══ RECORDS SHOWN

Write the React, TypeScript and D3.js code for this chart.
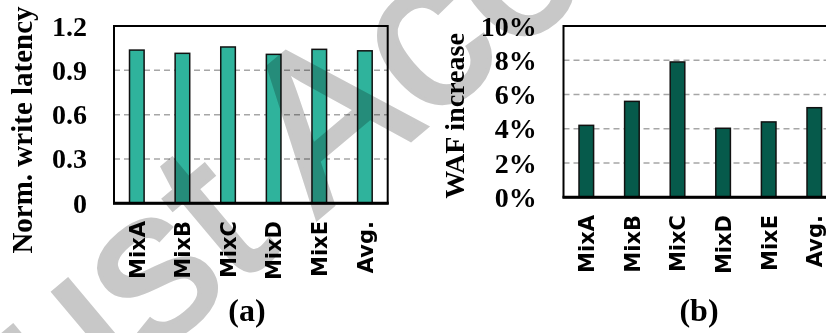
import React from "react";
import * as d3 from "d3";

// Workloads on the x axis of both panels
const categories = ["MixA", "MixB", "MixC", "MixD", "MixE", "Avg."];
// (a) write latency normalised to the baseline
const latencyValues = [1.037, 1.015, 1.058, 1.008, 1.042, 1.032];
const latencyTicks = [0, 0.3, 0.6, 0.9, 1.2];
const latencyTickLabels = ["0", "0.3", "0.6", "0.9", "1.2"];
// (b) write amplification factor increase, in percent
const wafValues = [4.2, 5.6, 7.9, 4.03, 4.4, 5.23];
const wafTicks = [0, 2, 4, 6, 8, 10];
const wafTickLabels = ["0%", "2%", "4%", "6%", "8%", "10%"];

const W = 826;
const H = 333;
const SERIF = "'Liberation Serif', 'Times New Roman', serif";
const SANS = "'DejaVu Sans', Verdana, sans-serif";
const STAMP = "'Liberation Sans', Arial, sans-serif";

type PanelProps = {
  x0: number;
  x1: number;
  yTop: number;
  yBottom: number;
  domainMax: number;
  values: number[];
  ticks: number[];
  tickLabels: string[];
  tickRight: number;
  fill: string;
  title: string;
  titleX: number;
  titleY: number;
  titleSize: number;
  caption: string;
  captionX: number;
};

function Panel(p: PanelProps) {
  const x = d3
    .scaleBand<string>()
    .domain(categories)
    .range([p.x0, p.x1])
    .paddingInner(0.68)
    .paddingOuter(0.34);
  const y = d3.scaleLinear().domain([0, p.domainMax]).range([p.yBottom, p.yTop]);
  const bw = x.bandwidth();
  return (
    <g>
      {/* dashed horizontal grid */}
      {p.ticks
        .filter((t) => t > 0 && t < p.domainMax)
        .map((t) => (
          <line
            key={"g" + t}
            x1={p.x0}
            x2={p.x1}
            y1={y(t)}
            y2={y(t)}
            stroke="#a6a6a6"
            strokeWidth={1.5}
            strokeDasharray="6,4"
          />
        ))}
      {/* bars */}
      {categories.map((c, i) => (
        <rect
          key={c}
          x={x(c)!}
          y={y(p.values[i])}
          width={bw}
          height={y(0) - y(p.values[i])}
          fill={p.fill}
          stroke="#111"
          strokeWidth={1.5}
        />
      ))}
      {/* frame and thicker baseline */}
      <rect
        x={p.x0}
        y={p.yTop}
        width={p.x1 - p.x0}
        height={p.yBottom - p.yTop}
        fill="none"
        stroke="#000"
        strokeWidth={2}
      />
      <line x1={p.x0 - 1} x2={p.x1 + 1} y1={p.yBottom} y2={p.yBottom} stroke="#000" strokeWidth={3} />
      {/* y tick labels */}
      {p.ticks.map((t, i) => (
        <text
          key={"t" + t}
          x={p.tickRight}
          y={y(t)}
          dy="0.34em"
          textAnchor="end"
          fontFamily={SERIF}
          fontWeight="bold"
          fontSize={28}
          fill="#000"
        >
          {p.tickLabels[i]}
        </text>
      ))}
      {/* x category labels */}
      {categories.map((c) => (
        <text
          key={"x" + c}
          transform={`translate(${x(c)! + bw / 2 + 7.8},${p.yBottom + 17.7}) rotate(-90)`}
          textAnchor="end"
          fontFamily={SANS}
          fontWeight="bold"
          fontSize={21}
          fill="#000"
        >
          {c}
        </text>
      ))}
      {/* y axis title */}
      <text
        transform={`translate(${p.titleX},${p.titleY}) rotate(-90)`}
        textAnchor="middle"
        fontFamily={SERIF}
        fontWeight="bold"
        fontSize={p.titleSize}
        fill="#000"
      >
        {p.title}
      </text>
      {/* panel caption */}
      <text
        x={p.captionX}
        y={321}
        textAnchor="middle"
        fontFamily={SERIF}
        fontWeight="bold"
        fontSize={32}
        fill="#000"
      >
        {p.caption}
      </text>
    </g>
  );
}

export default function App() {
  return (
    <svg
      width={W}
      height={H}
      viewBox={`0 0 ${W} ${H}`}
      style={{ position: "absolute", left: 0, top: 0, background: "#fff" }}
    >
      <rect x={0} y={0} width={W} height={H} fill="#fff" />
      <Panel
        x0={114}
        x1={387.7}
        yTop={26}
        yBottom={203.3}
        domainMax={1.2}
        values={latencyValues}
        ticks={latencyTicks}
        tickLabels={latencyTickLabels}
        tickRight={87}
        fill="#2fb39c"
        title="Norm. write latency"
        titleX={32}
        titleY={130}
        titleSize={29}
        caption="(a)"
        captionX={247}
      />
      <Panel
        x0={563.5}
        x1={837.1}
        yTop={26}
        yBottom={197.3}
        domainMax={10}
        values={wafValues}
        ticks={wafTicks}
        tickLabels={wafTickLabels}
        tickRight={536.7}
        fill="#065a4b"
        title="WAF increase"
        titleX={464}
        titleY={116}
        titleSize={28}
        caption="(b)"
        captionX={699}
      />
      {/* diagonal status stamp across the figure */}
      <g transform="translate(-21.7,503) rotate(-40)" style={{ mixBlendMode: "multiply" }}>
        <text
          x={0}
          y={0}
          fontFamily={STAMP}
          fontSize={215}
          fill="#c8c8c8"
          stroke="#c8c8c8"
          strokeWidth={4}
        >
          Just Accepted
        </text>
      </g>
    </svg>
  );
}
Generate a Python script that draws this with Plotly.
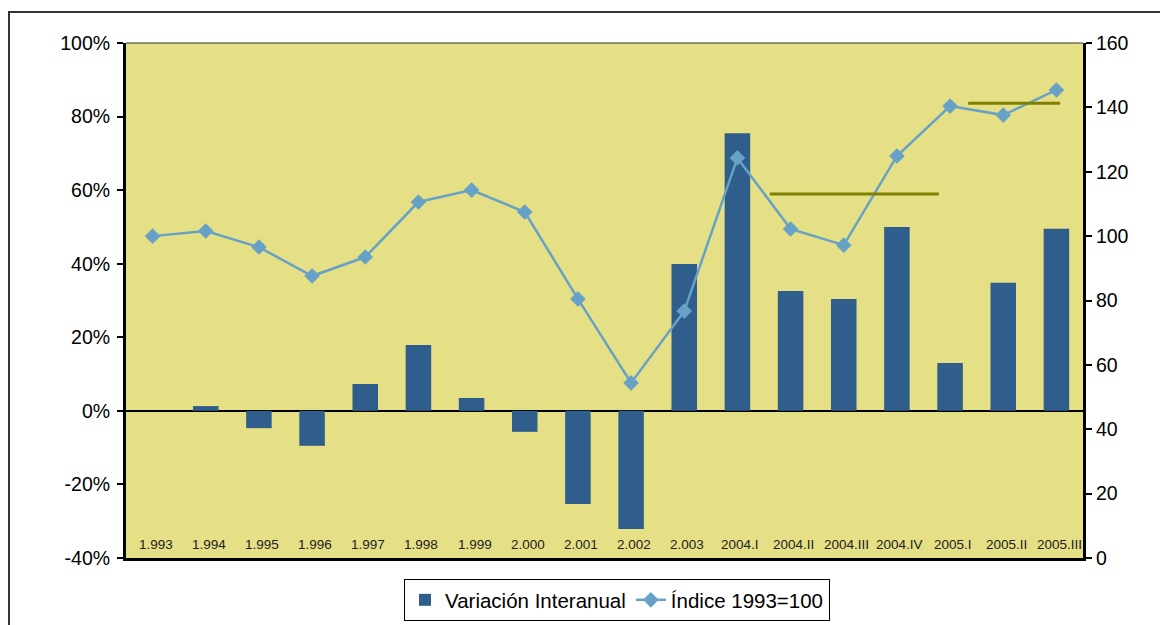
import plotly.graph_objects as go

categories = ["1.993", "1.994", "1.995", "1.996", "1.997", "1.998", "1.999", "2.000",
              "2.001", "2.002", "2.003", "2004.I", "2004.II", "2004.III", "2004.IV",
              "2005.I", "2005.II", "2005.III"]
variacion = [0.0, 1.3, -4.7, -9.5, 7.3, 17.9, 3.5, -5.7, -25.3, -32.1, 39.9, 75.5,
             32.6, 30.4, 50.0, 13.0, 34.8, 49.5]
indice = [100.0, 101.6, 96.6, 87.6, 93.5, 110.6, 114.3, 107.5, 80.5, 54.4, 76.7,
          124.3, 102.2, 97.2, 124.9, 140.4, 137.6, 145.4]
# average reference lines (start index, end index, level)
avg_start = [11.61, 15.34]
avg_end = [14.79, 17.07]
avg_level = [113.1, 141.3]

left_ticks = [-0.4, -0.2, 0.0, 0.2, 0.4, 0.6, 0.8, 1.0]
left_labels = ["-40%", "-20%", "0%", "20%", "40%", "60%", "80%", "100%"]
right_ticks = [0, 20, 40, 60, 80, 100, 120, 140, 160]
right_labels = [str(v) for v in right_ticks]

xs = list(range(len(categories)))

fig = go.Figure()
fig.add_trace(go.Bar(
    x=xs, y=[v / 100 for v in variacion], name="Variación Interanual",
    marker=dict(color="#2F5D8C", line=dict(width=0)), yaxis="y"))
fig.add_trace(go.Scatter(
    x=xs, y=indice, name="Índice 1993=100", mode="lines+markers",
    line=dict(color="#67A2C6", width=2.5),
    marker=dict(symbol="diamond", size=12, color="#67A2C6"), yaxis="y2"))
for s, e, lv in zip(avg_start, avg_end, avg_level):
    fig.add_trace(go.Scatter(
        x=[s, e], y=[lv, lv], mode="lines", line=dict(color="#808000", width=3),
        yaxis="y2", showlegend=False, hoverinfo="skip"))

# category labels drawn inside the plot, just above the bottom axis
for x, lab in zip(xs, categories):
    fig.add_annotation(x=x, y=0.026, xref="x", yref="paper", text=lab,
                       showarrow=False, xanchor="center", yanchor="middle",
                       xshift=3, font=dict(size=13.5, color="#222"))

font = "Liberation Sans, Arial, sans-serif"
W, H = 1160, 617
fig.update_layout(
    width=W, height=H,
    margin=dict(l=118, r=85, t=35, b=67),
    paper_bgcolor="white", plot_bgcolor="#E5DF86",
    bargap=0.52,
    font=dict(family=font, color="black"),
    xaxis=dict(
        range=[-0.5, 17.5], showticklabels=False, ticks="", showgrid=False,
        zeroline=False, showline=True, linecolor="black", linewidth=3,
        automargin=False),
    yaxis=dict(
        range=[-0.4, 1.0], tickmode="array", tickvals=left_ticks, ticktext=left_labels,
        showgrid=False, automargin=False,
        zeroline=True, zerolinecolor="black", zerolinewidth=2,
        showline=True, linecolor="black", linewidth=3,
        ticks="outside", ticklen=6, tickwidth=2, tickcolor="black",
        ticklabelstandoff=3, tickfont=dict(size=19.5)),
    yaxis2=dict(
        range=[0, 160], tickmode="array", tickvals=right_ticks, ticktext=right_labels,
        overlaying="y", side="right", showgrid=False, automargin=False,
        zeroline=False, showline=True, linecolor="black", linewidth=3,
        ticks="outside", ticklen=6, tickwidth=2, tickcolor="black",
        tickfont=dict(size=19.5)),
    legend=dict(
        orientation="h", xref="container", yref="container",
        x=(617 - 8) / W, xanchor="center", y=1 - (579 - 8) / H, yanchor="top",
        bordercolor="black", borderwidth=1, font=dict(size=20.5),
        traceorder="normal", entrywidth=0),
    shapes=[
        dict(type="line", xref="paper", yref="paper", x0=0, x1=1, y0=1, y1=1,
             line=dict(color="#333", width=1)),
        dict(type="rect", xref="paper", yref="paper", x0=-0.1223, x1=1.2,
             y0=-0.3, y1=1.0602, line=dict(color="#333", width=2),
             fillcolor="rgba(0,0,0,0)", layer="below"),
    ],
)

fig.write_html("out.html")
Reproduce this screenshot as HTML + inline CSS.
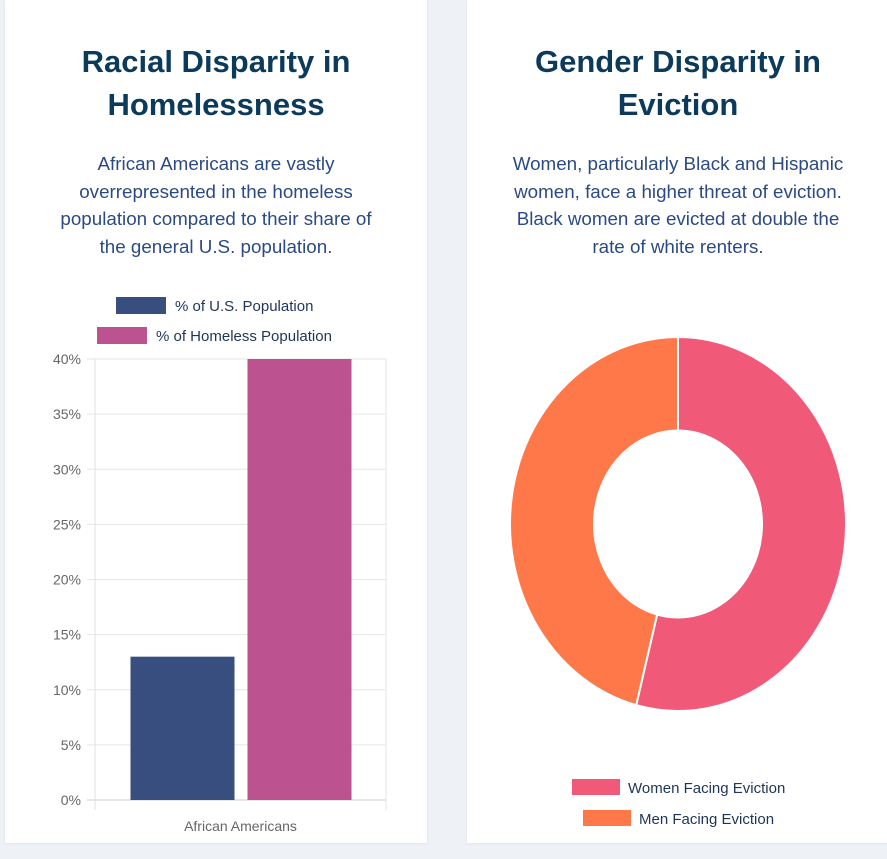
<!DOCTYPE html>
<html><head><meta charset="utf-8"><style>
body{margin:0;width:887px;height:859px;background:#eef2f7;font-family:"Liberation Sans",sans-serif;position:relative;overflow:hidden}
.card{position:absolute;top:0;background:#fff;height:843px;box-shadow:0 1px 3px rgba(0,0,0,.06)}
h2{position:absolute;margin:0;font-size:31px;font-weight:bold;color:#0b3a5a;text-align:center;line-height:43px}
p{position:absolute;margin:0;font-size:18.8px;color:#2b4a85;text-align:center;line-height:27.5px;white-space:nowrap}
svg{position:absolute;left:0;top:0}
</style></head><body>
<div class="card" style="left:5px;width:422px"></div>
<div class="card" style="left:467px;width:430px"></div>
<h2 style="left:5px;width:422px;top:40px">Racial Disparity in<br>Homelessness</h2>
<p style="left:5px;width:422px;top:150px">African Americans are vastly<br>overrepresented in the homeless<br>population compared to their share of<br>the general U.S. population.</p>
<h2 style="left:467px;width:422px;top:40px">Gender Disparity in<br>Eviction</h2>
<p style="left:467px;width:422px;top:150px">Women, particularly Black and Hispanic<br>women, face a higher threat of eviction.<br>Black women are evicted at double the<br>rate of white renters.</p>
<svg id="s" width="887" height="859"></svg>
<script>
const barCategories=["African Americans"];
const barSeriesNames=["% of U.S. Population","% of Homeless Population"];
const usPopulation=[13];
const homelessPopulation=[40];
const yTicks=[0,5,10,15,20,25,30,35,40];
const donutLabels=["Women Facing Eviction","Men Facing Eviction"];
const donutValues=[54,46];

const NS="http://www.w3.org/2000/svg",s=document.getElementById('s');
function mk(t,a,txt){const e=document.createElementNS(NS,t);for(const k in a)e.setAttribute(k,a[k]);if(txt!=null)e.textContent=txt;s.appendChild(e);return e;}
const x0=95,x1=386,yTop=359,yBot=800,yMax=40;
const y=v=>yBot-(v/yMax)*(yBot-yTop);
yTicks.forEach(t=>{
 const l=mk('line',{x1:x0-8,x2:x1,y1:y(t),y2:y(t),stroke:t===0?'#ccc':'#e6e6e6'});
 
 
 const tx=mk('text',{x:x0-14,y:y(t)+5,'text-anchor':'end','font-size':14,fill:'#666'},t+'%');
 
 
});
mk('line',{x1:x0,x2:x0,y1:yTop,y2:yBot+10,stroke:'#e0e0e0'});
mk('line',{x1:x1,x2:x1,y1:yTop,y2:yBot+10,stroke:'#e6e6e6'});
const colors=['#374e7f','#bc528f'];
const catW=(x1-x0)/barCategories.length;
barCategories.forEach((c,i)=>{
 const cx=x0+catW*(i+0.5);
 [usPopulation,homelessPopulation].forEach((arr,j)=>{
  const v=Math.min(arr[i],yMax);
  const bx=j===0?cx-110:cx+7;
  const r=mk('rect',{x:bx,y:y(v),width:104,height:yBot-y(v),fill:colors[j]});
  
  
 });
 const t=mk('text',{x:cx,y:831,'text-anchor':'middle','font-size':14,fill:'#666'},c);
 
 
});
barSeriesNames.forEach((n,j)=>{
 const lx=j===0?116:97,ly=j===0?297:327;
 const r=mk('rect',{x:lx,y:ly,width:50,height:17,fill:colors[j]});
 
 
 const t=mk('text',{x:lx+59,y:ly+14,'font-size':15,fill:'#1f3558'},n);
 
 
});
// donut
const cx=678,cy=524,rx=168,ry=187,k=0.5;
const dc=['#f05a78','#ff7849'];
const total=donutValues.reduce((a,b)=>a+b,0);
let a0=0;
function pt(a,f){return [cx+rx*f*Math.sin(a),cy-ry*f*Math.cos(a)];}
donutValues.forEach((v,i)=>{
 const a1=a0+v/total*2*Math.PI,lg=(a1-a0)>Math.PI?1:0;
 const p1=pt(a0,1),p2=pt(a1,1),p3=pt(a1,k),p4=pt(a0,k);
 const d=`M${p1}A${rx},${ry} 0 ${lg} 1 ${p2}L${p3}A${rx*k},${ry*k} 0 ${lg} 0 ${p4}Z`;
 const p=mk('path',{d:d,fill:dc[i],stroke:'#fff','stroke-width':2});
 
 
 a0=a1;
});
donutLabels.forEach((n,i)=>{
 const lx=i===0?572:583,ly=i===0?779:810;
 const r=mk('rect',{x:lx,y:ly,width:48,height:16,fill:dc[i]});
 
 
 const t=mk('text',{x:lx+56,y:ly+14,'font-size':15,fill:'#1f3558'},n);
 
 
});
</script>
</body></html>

════

DIRECTIVE: Give back the exact lines above, running from the one that has "Generate a Python" through the one that has "import plotly.graph_objects as go", with nothing added and no pictures.

THE OUTPUT:
Generate a Python script that draws this with Plotly.
import plotly.graph_objects as go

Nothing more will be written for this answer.